* Begin *

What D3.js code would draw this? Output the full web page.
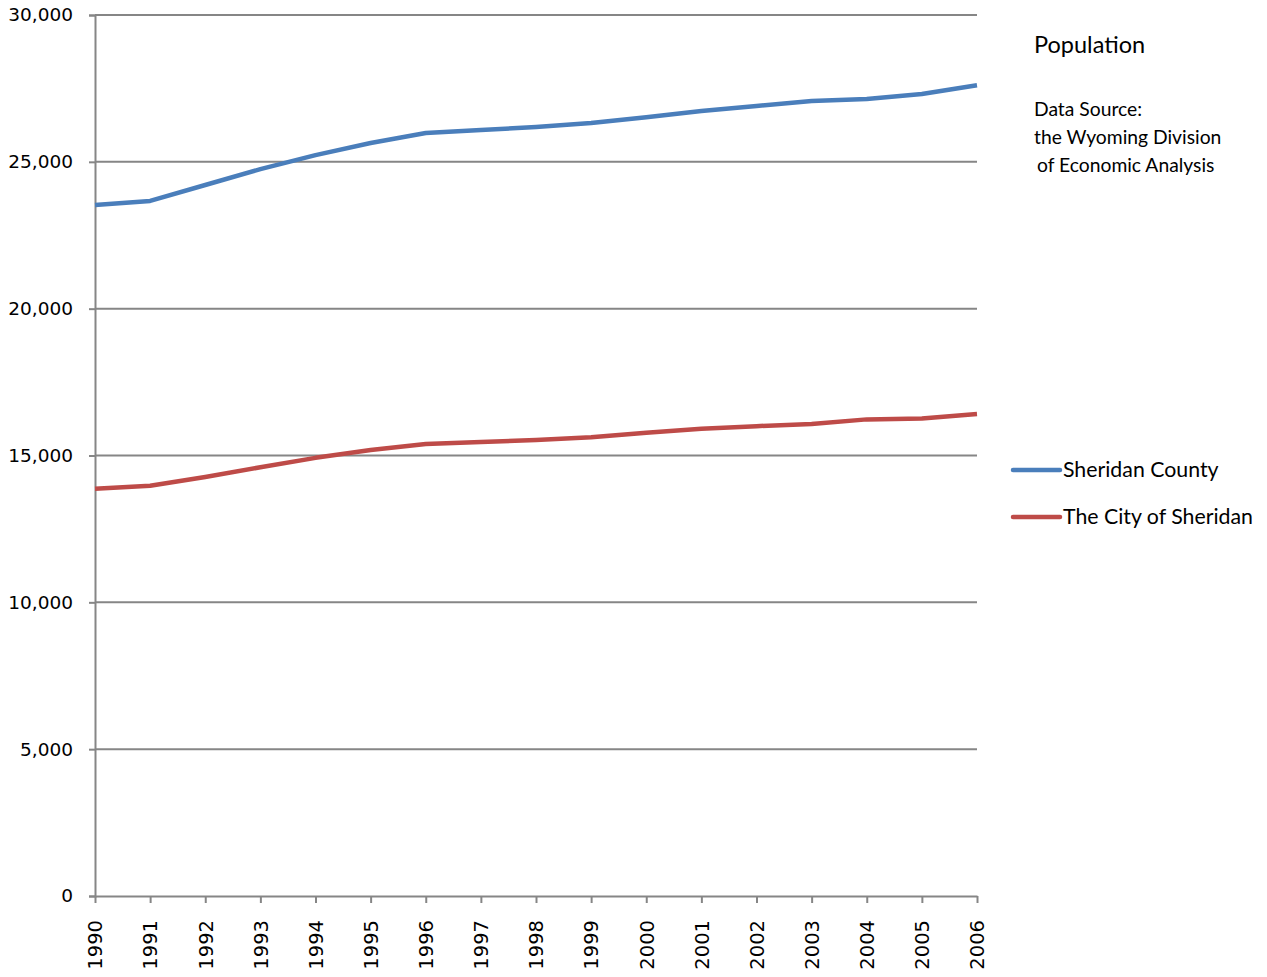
<!DOCTYPE html>
<html>
<head>
<meta charset="utf-8">
<script src="https://cdn.jsdelivr.net/npm/d3@7"></script>
<style>
html,body{margin:0;padding:0;background:#fff;}
svg{display:block;}
</style>
</head>
<body>
<svg id="chart" width="1267" height="977"></svg>
<script>
const years = [1990,1991,1992,1993,1994,1995,1996,1997,1998,1999,2000,2001,2002,2003,2004,2005,2006];
const countyValues = [23530,23670,24210,24750,25230,25640,25980,26080,26190,26320,26520,26730,26900,27070,27140,27310,27610];
const cityValues = [13870,13970,14270,14600,14920,15190,15390,15460,15530,15620,15775,15910,16000,16070,16230,16260,16410];
const yTicks = [0,5000,10000,15000,20000,25000,30000];
const seriesNames = ["Sheridan County","The City of Sheridan"];
const seriesColors = ["#4a7ebb","#be4b48"];

(function(){
const svg = d3.select("#chart");
const pLeft = 95, pRight = 977, pTop = 15, pBottom = 896;

const x = d3.scalePoint().domain(years).range([pLeft, pRight]);
const y = d3.scaleLinear().domain([0,30000]).range([pBottom, pTop]);

const axisFont = "'DejaVu Sans', Verdana, sans-serif";
const gridColor = "#868686";

svg.append("g").selectAll("line").data(yTicks.filter(d=>d>0)).join("line")
  .attr("x1", pLeft).attr("x2", pRight)
  .attr("y1", d=>y(d)).attr("y2", d=>y(d))
  .attr("stroke", gridColor).attr("stroke-width", 2);

const yAxis = svg.append("g").attr("transform", `translate(${pLeft},0)`)
  .call(d3.axisLeft(y).tickValues(yTicks).tickSize(6).tickPadding(16).tickFormat(d3.format(",")));
yAxis.select(".domain").attr("stroke", gridColor).attr("stroke-width", 2);
yAxis.selectAll(".tick line").attr("stroke", gridColor).attr("stroke-width", 2);
yAxis.selectAll("text").attr("font-family", axisFont).attr("font-size", 18.5).attr("fill", "#000");

const xAxis = svg.append("g").attr("transform", `translate(0,${pBottom})`)
  .call(d3.axisBottom(x).tickSize(7).tickSizeOuter(0));
xAxis.select(".domain").attr("stroke", gridColor).attr("stroke-width", 2);
xAxis.selectAll(".tick line").attr("stroke", gridColor).attr("stroke-width", 2);
xAxis.selectAll("text")
  .attr("font-family", axisFont).attr("font-size", 19.5).attr("fill", "#000")
  .attr("transform", "rotate(-90)")
  .attr("text-anchor", "end")
  .attr("x", -24).attr("y", 0).attr("dy", "0.35em");

const line = d3.line().x((d,i)=>x(years[i])).y(d=>y(d));
[countyValues, cityValues].forEach((vals, k) => {
  svg.append("path").datum(vals)
    .attr("d", line)
    .attr("fill", "none")
    .attr("stroke", seriesColors[k])
    .attr("stroke-width", 4.5)
    .attr("stroke-linejoin", "round")
    .attr("stroke-linecap", "butt");
});

const textFont = "Lato, 'Open Sans', sans-serif";
svg.append("text").attr("x", 1034).attr("y", 53)
  .attr("font-family", textFont).attr("font-size", 23.5).attr("fill", "#000")
  .text("Population");
const src = ["Data Source:", "the Wyoming Division", "of Economic Analysis"];
svg.append("g").selectAll("text").data(src).join("text")
  .attr("x", (d,i)=> i===2 ? 1037 : 1034)
  .attr("y", (d,i)=>116 + i*28)
  .attr("font-family", textFont).attr("font-size", 19.3).attr("fill", "#000")
  .text(d=>d);

const leg = svg.append("g");
seriesNames.forEach((name, k) => {
  const ly = 470 + k*47;
  leg.append("line").attr("x1", 1013).attr("x2", 1060).attr("y1", ly).attr("y2", ly)
    .attr("stroke", seriesColors[k]).attr("stroke-width", 4.5).attr("stroke-linecap","round");
  leg.append("text").attr("x", 1063).attr("y", ly + 7)
    .attr("font-family", textFont).attr("font-size", 21.3).attr("fill", "#000")
    .text(name);
});
})();
</script>
</body>
</html>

* End *

#### [Task directions]
Give again, word for word, every line from the top of the data through the line with "const pLeft = 95, pRight", both ends included, and exclude the pictures.

#### [Response for this exercise]
What D3.js code would draw this? Output the full web page.
<!DOCTYPE html>
<html>
<head>
<meta charset="utf-8">
<script src="https://cdn.jsdelivr.net/npm/d3@7"></script>
<style>
html,body{margin:0;padding:0;background:#fff;}
svg{display:block;}
</style>
</head>
<body>
<svg id="chart" width="1267" height="977"></svg>
<script>
const years = [1990,1991,1992,1993,1994,1995,1996,1997,1998,1999,2000,2001,2002,2003,2004,2005,2006];
const countyValues = [23530,23670,24210,24750,25230,25640,25980,26080,26190,26320,26520,26730,26900,27070,27140,27310,27610];
const cityValues = [13870,13970,14270,14600,14920,15190,15390,15460,15530,15620,15775,15910,16000,16070,16230,16260,16410];
const yTicks = [0,5000,10000,15000,20000,25000,30000];
const seriesNames = ["Sheridan County","The City of Sheridan"];
const seriesColors = ["#4a7ebb","#be4b48"];

(function(){
const svg = d3.select("#chart");
const pLeft = 95, pRight = 977, pTop = 15, pBottom = 896;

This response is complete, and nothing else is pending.